Mille Miglia, the very words roll off the tongue and bring visions of sleek sports cars driven at fantastic speeds through small villages and along country roads, forcing their way past swarms of wasps, the countless Fiats that left the starting ramp hours before. Crowds seemingly oblivious of any danger watching the true heirs of the great city-to-city races that were run at the beginning of the 20th century.

When I talk about the Mille Miglia, I feel quite moved, for it played such a big part in my life. I knew it as a driver, a team director and a constructor ... and was always an admirer of its champions. In fact, the Mille Miglia not only provided enormous technical advances during its three decades, it really did breed champions.

Enzo Ferrari

It started out as a uniquely Italian affair, the idea originally of one man, the Conte Aymo Maggi who along with his friends, Giovanni Canestrini, Count Franco Mazzotti and Renzo Castagneto met to discuss their response to the Milanese “theft” of the Italian Grand Prix. The people of Brescia considered their town and surrounding area as the birthplace of Italian motorsport and were shocked when the 1922 Italian Grand Prix was moved to the new Autodromo Nazionale Monza and held under the auspicious of the Automobile Club of Milan.

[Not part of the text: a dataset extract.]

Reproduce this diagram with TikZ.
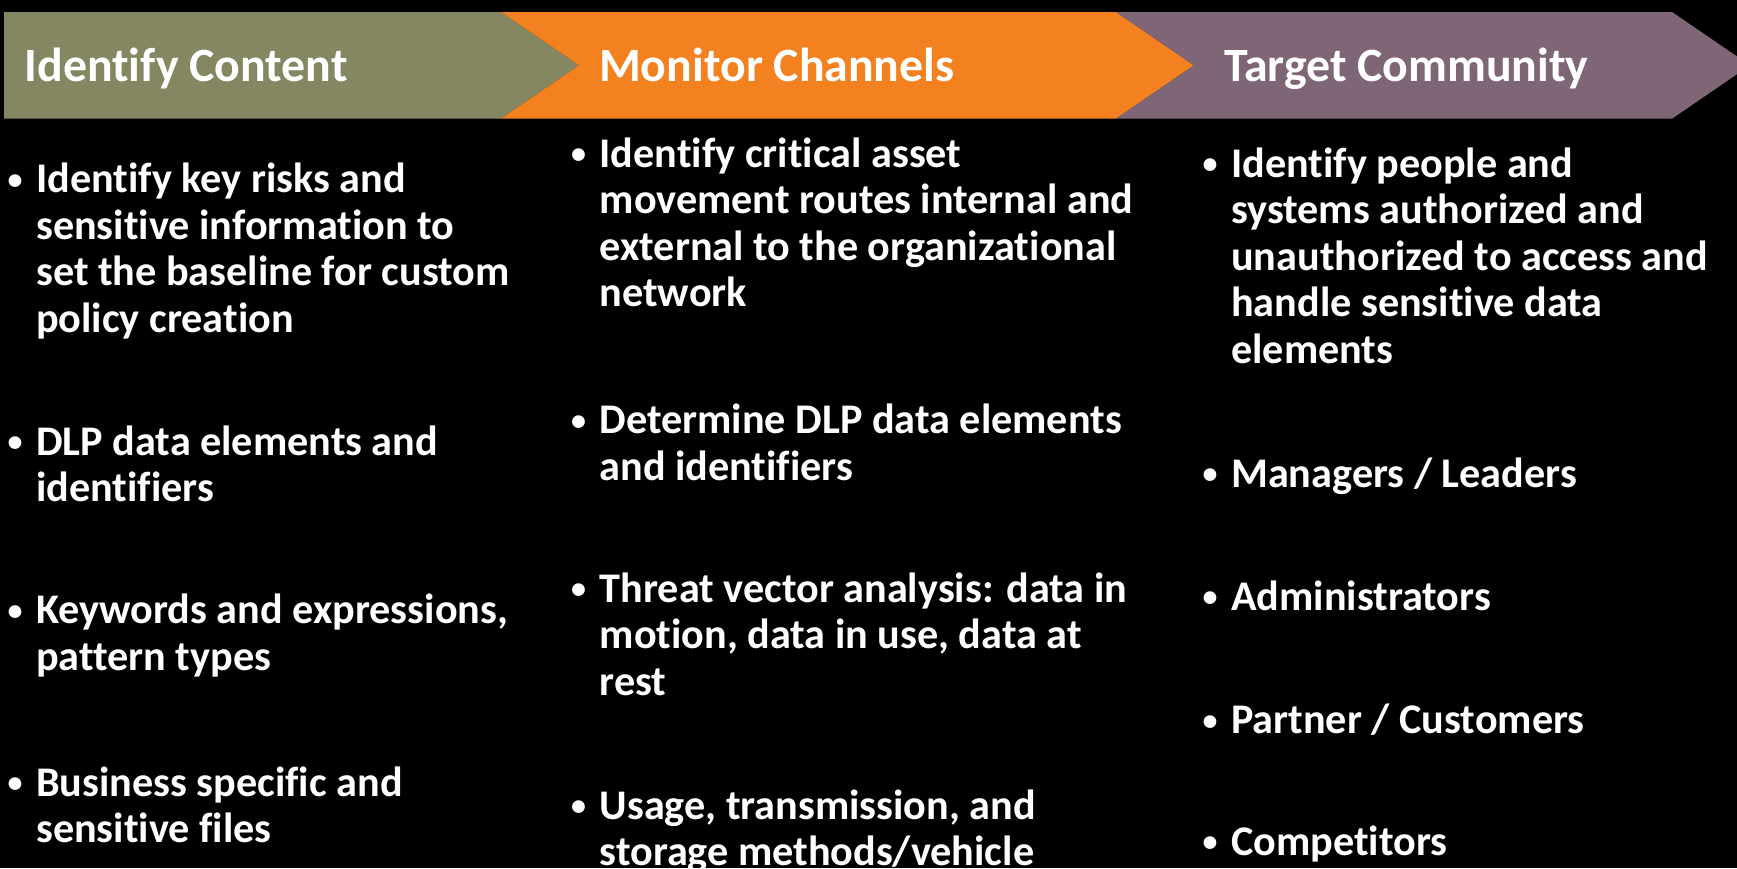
\documentclass[tikz,border=0pt]{standalone}
\usepackage{fontspec}
\setmainfont{Carlito}[Ligatures=CommonOff]
\definecolor{hgreen}{RGB}{132,135,98}
\definecolor{horange}{RGB}{243,129,31}
\definecolor{hpurple}{RGB}{127,102,119}
\newcommand{\bodyfont}{\fontsize{42.2pt}{46.5pt}\selectfont\bfseries}
\newcommand{\bl}{\llap{\makebox[42pt][c]{\fontsize{30pt}{30pt}\selectfont\raisebox{3.5pt}{\textbullet}}}}
\newcommand{\lines}[1]{\bl\begin{tabular}[t]{@{}l@{}}#1\end{tabular}}
\begin{document}
\begin{tikzpicture}[x=1pt,y=-1pt,
  head/.style={anchor=base west,inner sep=0pt,text=white,font=\fontsize{47.8pt}{52pt}\selectfont\bfseries},
  item/.style={anchor=base west,inner sep=0pt,text=white,font=\bodyfont}]
\fill[black] (0,0) rectangle (1737,868);
\useasboundingbox (0,0) rectangle (1737,868);
\clip (0,0) rectangle (1737,868);
% chevrons
\fill[hgreen] (4,12) -- (501,12) -- (579,65.3) -- (501,118.7) -- (4,118.7) -- cycle;
\fill[horange] (501,12) -- (1116,12) -- (1194,65.3) -- (1116,118.7) -- (501,118.7) -- (579,65.3) -- cycle;
\fill[hpurple] (1116,12) -- (1672,12) -- (1750,65.3) -- (1672,118.7) -- (1116,118.7) -- (1194,65.3) -- cycle;
% headers
\node[head] (h1) at (24.5,81.7) {Identify Content};
\node[head] (h2) at (599,81.7) {Monitor Channels};
\node[head] (h3) at (1224,81.7) {Target Community};
% left column
\node[item] (l1) at (36,192.5) {\lines{Identify key risks and\\sensitive information to\\set the baseline for custom\\policy creation}};
\node[item] (l2) at (36,455) {\lines{DLP data elements and\\identifiers}};
\node[item] (l3) at (36,623.5) {\lines{Keywords and expressions,\\pattern types}};
\node[item] (l4) at (36,796) {\lines{Business specific and\\sensitive files}};
% middle column
\node[item] (m1) at (599.5,167) {\lines{Identify critical asset\\movement routes internal and\\external to the organizational\\network}};
\node[item] (m2) at (599.5,433.5) {\lines{Determine DLP data elements\\and identifiers}};
\node[item] (m3) at (599.5,602) {\lines{Threat vector analysis: data in\\motion, data in use, data at\\rest}};
\node[item] (m4) at (599.5,819) {\lines{Usage, transmission, and\\storage methods/vehicle}};
% right column
\node[item] (r1) at (1231,177) {\lines{Identify people and\\systems authorized and\\unauthorized to access and\\handle sensitive data\\elements}};
\node[item] (r2) at (1231,487) {\lines{Managers / Leaders}};
\node[item] (r3) at (1231,610) {\lines{Administrators}};
\node[item] (r4) at (1231,733.5) {\lines{Partner / Customers}};
\node[item] (r5) at (1231,855) {\lines{Competitors}};
\end{tikzpicture}
\end{document}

The Italians have had a long love affair with motorsports yet at the turn of the century, Italy was still primarily an agrarian society. In 1926 there were only 170,000 automobiles in the entire country, a figure exceeded by Britain’s annual production. Their drivers were still driving on the left side of the road while in town and on the right side while in the country, a fact that might not surprise a tourist who has driven in Italy lately, still it must have caused some interesting moments at the city limits.

The Fascist government of Benito Mussolini was in power and dreams of creating a new Roman Empire were about. Races in the air, on land and in the water made the front pages of leading newspapers. Races were driven by the 23-year-old Aymo Maggi, scion of Brescia nobility and his equally well-endowed friend Franco Mazzotti. Together they would travel to Milan and hobnob with other young men in a hurry, the likes of Nuvolari, Borzacchini, Brilli Peri, Varzi, Danese and others.

On the evening of 2 December 1926 returning from a local hill climb event Aymo Maggi was determined more than ever to return the glory that had been lost to their larger neighbor. Over dinner at the famous Vecchio Café in Milan with his friends Franco Mazzotti and Flaminio Monti and Renzo Castagneto he laid out his plans. After dinner they met up with Giovanni Canestrini the famous motoring correspondent for Gazzetta dello Sport. Maggi, Mazzotti, Castegneto and Canestrini, the future four Musketeers of the Mille Miglia argued into the night over the lack of sporting Italian automobiles and what could be done about it. Believing strongly in the edict that racing improves the breed they focused on conducting a race. But not just any race, it had to be one that captured the imagination of the Italian people. Building a new circuit would appear to follow in the footsteps of their Milanese rivals. Instead, a road race was suggested, one that would start in Brescia and finish in Rome.

This was quickly shouted down for a race of this type would require Brescia to share the glory with Rome. It must be remembered that Italy only became a unified country in 1861. A Roman to the sons of Brescia was only slightly less “foreign” than an American in Paris. A return trip back to Brescia solved this problem. The race would be Brescia-Rome-Brescia or approximately 1600 kilometers, to this Mazzotti is said to have exclaimed, "That's a thousand miles" and the Mille Miglia was born. The friends also decided that a new automobile club based in Brescia should be the sponsor with Castagneto responsible for overall planning and administration of the event, a position he would hold for every one of the twenty-four Mille Miglias.